In the early nineties the idea of PhD networks developed into graduate schools, which by organising excellent research groups in joint research programmes provided a perfect research and educational climate for PhD education. Apart from continuing and diffusing PhD networks to all disciplines, the graduate schools had to induce further concentration of excellent research into a limited number of Centres of Excellence. As a consequence, the graduate schools were to have a research programme as well. Initially the combined strategies of the Ministry of Education and Sciences, the research council, the universities, the recognition committee of the Royal Academy and of course the research groups resulted in an enormous growth of graduate schools. But in 1997 only three outstanding graduate schools were selected by NWO and rewarded with 100Mf each by the universities.

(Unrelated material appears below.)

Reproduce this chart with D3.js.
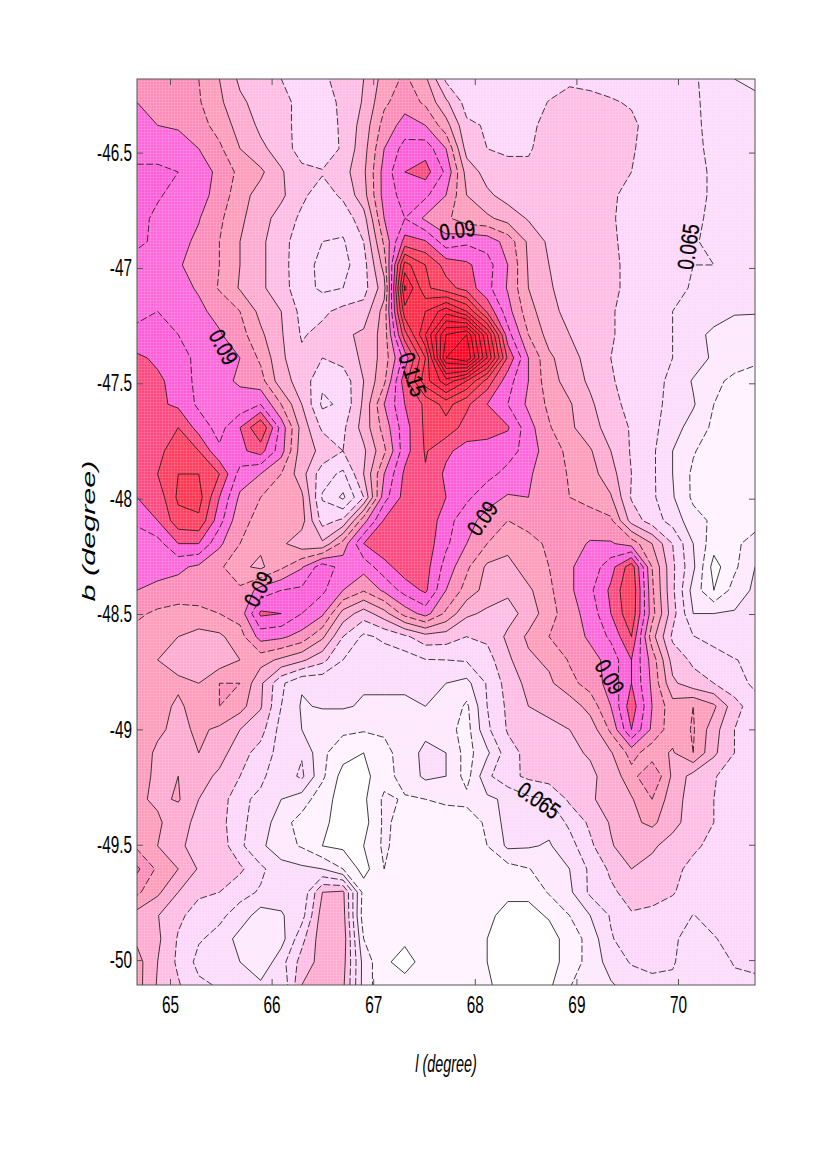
<!DOCTYPE html>
<html>
<head>
  <meta charset="utf-8">
  <script src="https://d3js.org/d3.v7.min.js"></script>
  <style>
    html, body { margin: 0; background: #fff; }
    svg { display: block; }
    .tick text { font-family: "Liberation Sans", sans-serif; font-size: 24px; fill: #000; }
    .tick line, .domain { stroke: #555; stroke-width: 1; }
    .clab { font-family: "Liberation Sans", sans-serif; font-size: 23px; fill: #000; stroke: #000; stroke-width: 0.3; text-anchor: middle; dominant-baseline: middle; }
  </style>
</head>
<body>
<script>
// grid positions, degrees
var lGrid = [64.675,64.878,65.081,65.283,65.486,65.689,65.892,66.095,66.297,66.5,66.703,66.906,67.108,67.311,67.514,67.717,67.92,68.122,68.325,68.528,68.731,68.933,69.136,69.339,69.542,69.745,69.947,70.15,70.353,70.556,70.758];
var bGrid = [-46.181,-46.282,-46.382,-46.483,-46.584,-46.685,-46.785,-46.886,-46.987,-47.087,-47.188,-47.289,-47.39,-47.49,-47.591,-47.692,-47.793,-47.893,-47.994,-48.095,-48.195,-48.296,-48.397,-48.498,-48.598,-48.699,-48.8,-48.9,-49.001,-49.102,-49.203,-49.303,-49.404,-49.505,-49.605,-49.706,-49.807,-49.908,-50.008,-50.108];

// column density, in units of 0.001, one line per b row
var density = [
[87,87,86,85,80,74,73,70,68,69,72,75,82,86,81,69,67,66,66,67,68,69.5,69,68,67,66.5,66,65.5,63.5,60,59],
[90,88,88,85.5,81,76,73,71,69,68,71,75.5,84,88,84,76,68,67.5,68.5,68,70.2,71,71,70.5,69.5,67,66.5,65.5,64,62,61],
[91,90,89.5,87,83,78,74,72,68,67,71,77,87,92,90,82,71,69.5,69,68.5,72,73,72.5,72,71,68,66.5,66,63.5,62.5,61.5],
[93,93,92,90,86,80,76,73,67.5,66,71,78,90,97,98,90,73,70,69.5,69.5,72,74,74,73,70.5,68,67,66,64,63,62],
[96,96,95,92,89,83.5,81,75.5,71.5,70.5,73,79,92,100,102,94,78,73,71,71,73,74,74.5,73.5,70,68,67,66,64.5,63.5,62.5],
[96,95.5,93.5,92,88,82,78,76,71,67.5,71,78,92,97,96,90,80,76,73,73,73.5,74,74,70.5,69,67.5,67,66,64.5,63.5,62],
[96.5,94,91.5,90.3,86,81,77,73,69,66,67,73,90,95,89,86,82,81,78,74.5,73,72.5,72,70.3,69,67.8,66.7,65.5,64.5,63.5,63],
[96,94,91.5,89,85,80,76,72,67,65,64.5,70,86,102,100.5,92,94,93,88,79,74,72.5,71.5,70.5,69,67,66.5,65.2,64.5,64,64],
[93,92,90.5,88,85,80,76,72,66.5,64,63.5,68,82,117,110,103,101,97,90,79.5,75,73,72,70.8,69,67.5,67,65,65,64.5,64],
[93,92.5,91.5,89.5,84.5,79.5,76,72,67,64,65,68,78,126,111,107,103,96.5,89.5,80,75.5,73,71.5,70.8,69,67.5,66.5,64.5,64.5,64,64],
[94,95,93,91,88.5,85,78.5,75,68.5,69,71.5,72,82,118,120,128,120,104,92,82,76.5,73.5,72,70.5,68,66.5,65,63,62,60.5,60.5],
[96,96,95,93,90.5,87,81,75.5,69.5,71.5,74,76,82,108,125,145,150,125,97,85,78,75,72,70.5,68,66.5,65,61.5,59,57.5,56.5],
[101,99,96.5,94,91.5,90,84,76,71,70,72,76,82,97,115,150,155,130,104,90,81,77,73,70,68,66.5,65,63,59,57,56],
[101,101,98,93.5,91,89.5,87,77,73,66,67,75,84,103,118,128,120,108,97,90,82,78,74,70.5,68,66.5,64,59.5,56,54,53],
[101,101,99,94,91.5,91.5,95,85,75,64,66,76,90,100,106,112,106,100,95,89,84,80.5,76,71,69,66.5,63.5,60.5,55,53,52],
[102,102,105,98,93,100,110,93,78,69,69,77,87,98,106,108,103,103,100.5,92,85.5,81,77,73,69.5,66.5,62,58,54,52,51],
[102,104,107,105,96,99,102,92,77,74,70,74,84,98,105.5,101,98,97,97,93,87,84,80.5,75,69.5,66,60,55.5,52,51,50.5],
[101,105,110,110,105,93,90,85,77,67,64,75,90,101,104.5,99,97.5,96.5,93.5,90.5,88,84.5,82,77,70,66,60,54,52,50.5,50],
[100,102,111,112,100,89,85,84,81,64.5,59,70,93,102,104,100,96,92,89.5,90,87,85,83.5,80.5,69.5,66,60.5,54,52,51,50],
[96,100,108,109,97,86,84,84,82,68,71,88,100.5,104,104,97,92,88,85,87,88,87,87,86,73,67.5,63,57,54,53,53],
[92,93,100,100,91,85,81,81,77,76,87,100,104,104,103,96,90,85,82,83,86,88,90.5,90.5,88,80,70,60,52,54,57],
[91,91.5,91,89,86,81,79,84,89.5,98,93,92,98,103,102,93,86,79,78,83,85,89.5,92,98,108,85,71,61,48,54,60],
[90,89,88,87,86,86,92,95,96,96,90,85.5,91,97,101,90,83,78,76,79,84,89,94,101,110,86,71,58,50,57,61],
[86,84,83,84,85,87,101,100,95,91,78,72.5,78,87,92,84,76,74,73,77,83,88,92,100,109,87,72,60,60,60.5,61],
[83,83,80,78,79,83,92,91,88,81,70,64,66,69,73,72.5,70,71,76,81,85,87,91,96,105,82,69,65.2,63,62,61.5],
[81,80,78,77,77,80,82,79,76,71.5,65,62,62.5,62.5,64.8,65,65.5,68,74,79,81,85.5,88,92,100,88,73,69,67.5,65.2,64],
[83,82,81,80,85,85,76,66,60.5,61,60.5,60.5,60.5,60.5,61,60,58.5,65.5,72,76.5,79,83.5,87,92,100,89,76,72,70,67,64],
[85,82,79,82.5,85,82,75.5,65,59.5,60.5,60.5,59.5,59.5,59.5,60,59.5,54,65,71,75,75.5,77,82,90,103,90,82,85,81,72,67],
[81,81,78.5,81,79,75,72,63,60,56,56,55.5,56,57,59,57,53,64,70.5,73,74.5,75,77,86,100,89,82,85.5,77,70,67],
[83,79,79,80,77,72,68,63,64.5,56,52,50,53,58,61,60,53,59,68,71.5,73,74,75.5,79.5,87,82,79.5,85,76,70,66.5],
[82,79,80,77,74,70,66,62,66,56,48,48.5,53,57,61,60,53,64,68.5,71,72.5,73,74,77,83,90,79,73,70.5,67,66],
[81,79,80.5,75,73,66,64,60,57.5,52,48,49,56,54.5,55,56,56.5,59,61,64,65,71,74.5,76.5,79.5,85,77,73,70,66.5,65.5],
[84,81,76.5,74,72,66,63,57,53,51,48,48,56,53,53,52,52,56,62,62.5,61.5,66,71,75.5,79,81,77,72,70,66.5,65.5],
[84,80,75.5,74,73,66,61,57,54.5,50,49,50,56,52,52,52,52,55,61,60.5,59.5,63,69,74.5,78,76,72.5,71,68.5,66.5,65.5],
[91,84,80,74.5,75,71,66,62,61,60,55,48,55,52,52,52,52,54,53,54.8,57,60,66,71,75,73,71.5,68.5,67,66.5,66],
[86,81,75,70.8,70,66.5,64.5,62,61,75,76,53,52,52,52,52,52,53,51,51,55.5,59,66,69,72,71.5,70.5,67,66.5,66.5,66],
[78,75.2,71,68,66,63,57.5,59.5,63,77.5,77,52,52,52,52,52,52,51,48.5,48.5,50.5,55,60,65.5,69.5,69,67,64.9,66,67,67],
[79,76,69.5,65.5,63.5,58,56,58,68.5,78,78,55,51,51,52,52,52,50,46,46,48,52,57,64.5,68,68,66,62.5,64.8,66,67],
[82,75,69,63.5,65,60,56,63,72,77,77,58,51,48,52,52,51.5,50,47,45,48,52,57,62,65.5,66,65.5,62,62,65.5,66],
[82,74.5,70.5,66,64.5,61,61,60.5,75,78,76,58,51,52,52,52,52,51,47,45,49,54.8,57,59.5,62,64,64,62,63,63.5,64]
];

var levels = [45,50,55,60,65,70,75,80,85,90,95,100,105,110,115,120,125,130,135,140,145,150];
var dashedLevels = [55,65,70,85,95];
var bandColors = ["#ffffff","#fff2ff","#fde8fd","#fcdcfb","#fcd6fa","#ffbce4","#ffaad0","#ff9cbc","#ff8cb8","#ff68da","#ff5ed8","#ff4a80","#ff4060","#ff3650","#ff2c48","#ff2040","#ff1838","#ff1434","#ff1030","#ff0c2c","#ff0828","#ff0424"];

var xTicks = [65,66,67,68,69,70];
var yTicks = [-46.5,-47,-47.5,-48,-48.5,-49,-49.5,-50];

var inlineLabels = [
  {text:"0.09", l:65.51, b:-47.347, rot:62},
  {text:"0.09", l:67.83, b:-46.844, rot:-8},
  {text:"0.09", l:68.09, b:-48.09, rot:-55},
  {text:"0.09", l:65.886, b:-48.396, rot:-62},
  {text:"0.09", l:69.31, b:-48.777, rot:60},
  {text:"0.115", l:67.37, b:-47.464, rot:72},
  {text:"0.065", l:70.12, b:-46.909, rot:-82},
  {text:"0.065", l:68.62, b:-49.315, rot:35}
];

var width = 827, height = 1170;
var left = 137, right = 755, top_ = 79, bottom = 985;

var x = d3.scaleLinear().domain([lGrid[0], lGrid[lGrid.length-1]]).range([left, right]);
var y = d3.scaleLinear().domain([bGrid[0], bGrid[bGrid.length-1]]).range([top_, bottom]);

var svg = d3.select("body").append("svg").attr("width", width).attr("height", height);

var defs = svg.append("defs");
defs.append("clipPath").attr("id", "plot").append("rect")
  .attr("x", left).attr("y", top_).attr("width", right-left).attr("height", bottom-top_);
// the halftone weave of the printed fill
var weave = defs.append("pattern").attr("id", "weave").attr("width", 3).attr("height", 3)
  .attr("patternUnits", "userSpaceOnUse");
weave.append("rect").attr("width", 1).attr("height", 3).attr("fill", "#fff").attr("opacity", 0.12);
weave.append("rect").attr("width", 3).attr("height", 1).attr("fill", "#fff").attr("opacity", 0.12);

var nx = lGrid.length, ny = bGrid.length;
var flat = [];
density.forEach(function(row) { row.forEach(function(v) { flat.push(v); }); });

var contours = d3.contours().size([nx, ny]).thresholds(levels)(flat);

// contour coords run at cell centres + 0.5
var gridPath = d3.geoPath(d3.geoTransform({
  point: function(cx, cy) {
    var fx = cx - 0.5, fy = cy - 0.5;
    var i = Math.max(0, Math.min(nx-2, Math.floor(fx)));
    var j = Math.max(0, Math.min(ny-2, Math.floor(fy)));
    var l = lGrid[i] + (fx-i)*(lGrid[i+1]-lGrid[i]);
    var b = bGrid[j] + (fy-j)*(bGrid[j+1]-bGrid[j]);
    this.stream.point(x(l), y(b));
  }
}));

var plot = svg.append("g").attr("clip-path", "url(#plot)");
plot.append("rect").attr("x", left).attr("y", top_).attr("width", right-left).attr("height", bottom-top_).attr("fill", "#fff");

plot.selectAll("path.band").data(contours).enter().append("path")
  .attr("class", "band")
  .attr("d", gridPath)
  .attr("fill", function(d, i) { return bandColors[i]; });

plot.append("rect").attr("x", left).attr("y", top_).attr("width", right-left).attr("height", bottom-top_).attr("fill", "url(#weave)");

plot.selectAll("path.line").data(contours.slice(1)).enter().append("path")
  .attr("class", "line")
  .attr("d", gridPath)
  .attr("fill", "none")
  .attr("stroke", "#1c1c1c")
  .attr("stroke-width", 0.95)
  .attr("stroke-opacity", 0.9)
  .attr("stroke-dasharray", function(d) { return dashedLevels.indexOf(d.value) >= 0 ? "7,2.5" : null; });

// axes, ticks point inward like the matlab box
svg.append("g").attr("transform", "translate(0," + bottom + ")")
  .call(d3.axisBottom(x).tickValues(xTicks).tickSize(-6).tickPadding(11).tickFormat(d3.format("d")));
svg.append("g").attr("transform", "translate(0," + top_ + ")")
  .call(d3.axisTop(x).tickValues(xTicks).tickSize(-6).tickFormat(""));
svg.append("g").attr("transform", "translate(" + left + ",0)")
  .call(d3.axisLeft(y).tickValues(yTicks).tickSize(-6).tickPadding(5).tickFormat(function(d) { return String(d); }));
svg.append("g").attr("transform", "translate(" + right + ",0)")
  .call(d3.axisRight(y).tickValues(yTicks).tickSize(-6).tickFormat(""));
svg.selectAll(".domain").attr("d", null);
svg.selectAll(".tick text").attr("transform", function() {
  // tall narrow digits of the original; pull left-axis text back to its anchor
  var tx = +d3.select(this).attr("x") || 0;
  return "translate(" + (tx*0.36) + ",0) scale(0.64,1)";
});
svg.append("rect").attr("x", left).attr("y", top_).attr("width", right-left).attr("height", bottom-top_)
  .attr("fill", "none").attr("stroke", "#555");

svg.append("g").selectAll("text").data(inlineLabels).enter().append("text")
  .attr("class", "clab")
  .attr("transform", function(d) { return "translate(" + x(d.l) + "," + y(d.b) + ") rotate(" + d.rot + ") scale(0.8,1)"; })
  .text(function(d) { return d.text; });

svg.append("text").attr("transform", "translate(446,1072) scale(0.6,1)").attr("text-anchor", "middle")
  .style("font-family", '"Liberation Sans", sans-serif')
  .style("font-style", "italic").style("font-size", "24px").text("l (degree)");

svg.append("text").attr("transform", "translate(95,531) rotate(-90) scale(1.7,1)").attr("text-anchor", "middle")
  .style("font-family", '"Liberation Sans", sans-serif')
  .style("font-style", "italic").style("font-size", "18px").text("b (degree)");
</script>
</body>
</html>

The two main criteria for this selection were the quality of research and the size of the graduate school – not the quality of the PhD education.

Over time, universities and graduate schools have evolved their own practices within the general framework of the PhD system, sometimes by deviating from this system. Some universities have changed the status of the PhD student from a temporary staff member to a studentship, to overcome the burden of social security payments. Others have increased the salary to compete with industry and improve the attractiveness of the PhD positions. With respect to the time spent on teaching, learning and research, local practices may deviate as well from the norms implied by the general framework. Increasingly, young assistant researchers are combining (contract) research with the writing of a PhD. Others have part-time positions, and spread their four-year appointment over five years.

The Graduate School on Science, Technology, and Modern Culture has organised its education into a local, and a combined national and international component. The main part of the local component consists in the supervision of the PhD research by the senior staff of the department and the writing of the PhD thesis. In addition the local component is used for acquiring in-depth knowledge and specialised skills necessary for the PhD research project. The specific content of the local components is specified in individual education plans.

The national and international components are organised by the secretary/ co-ordinator of the Graduate School in co-operation with the co-ordinators of the four sub-programmes of the school’s research programme. It consists of four workshops and two summerschools in the PhD student’s first two years and two winterschools in the last two years. The workshops are organised in a cycle of two years with the four research sub-programmes of the graduates school research program as the intellectual framework for the topics. The international summerschools are organised around the work of outstanding international scholars, who act as key lecturer and whose work is presented and discussed with the students. Every PhD student follows four workshops and two summerschools within the first two years. Within the winterschools the PhD students and senior staff of the research school discuss draft chapters or other products of the PhD students.